Oprah always says, what do you know for sure? I know for sure that I’m much better at judging people and realizing who should be in my space.

There have been many times when I would compromise my feelings when I felt uncomfortable, hurt or disrespected.

I never wanted to upset anyone. I didn’t complain. I would accept my discomfort. That left me filled with self doubt and confusion. I would rationalize why people acted or treated me a certain way. I won’t do that to myself anymore. It’s not psychologically healthy.

My fifth decade has allowed me to finally free my mind, like that En Vogue song. At 52, I’m putting myself and my needs first. My happiness and comfort are important.

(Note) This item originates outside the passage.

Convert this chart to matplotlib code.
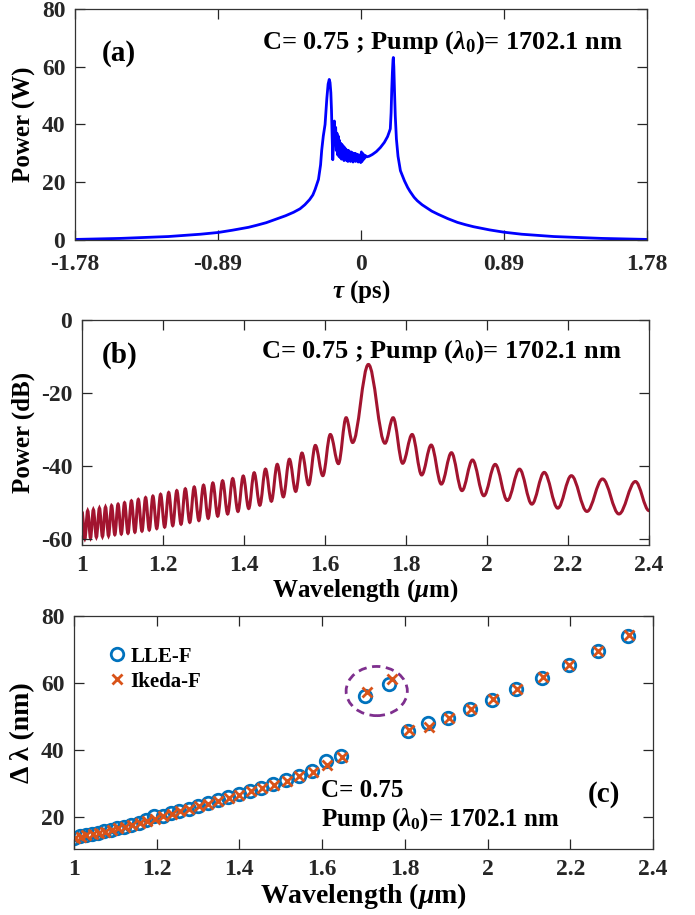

It took me a long time to come to these realizations. This may sound selfish to some. However, I’m no longer forcing relationships, situations or keeping what doesn’t give me joy in my life anymore.

I’ve won and I’ve lost. I’ve learned some things the hardest way possible. I’ve released people and negativity. I let go of unhappiness. I’m now turning the compassion I’ve extended to others, inward and loving me the way I deserve to be loved. Better days are ahead.

At one time, these are the things I sought to improve upon. I have learned many lessons. I know more will follow until the end of my days.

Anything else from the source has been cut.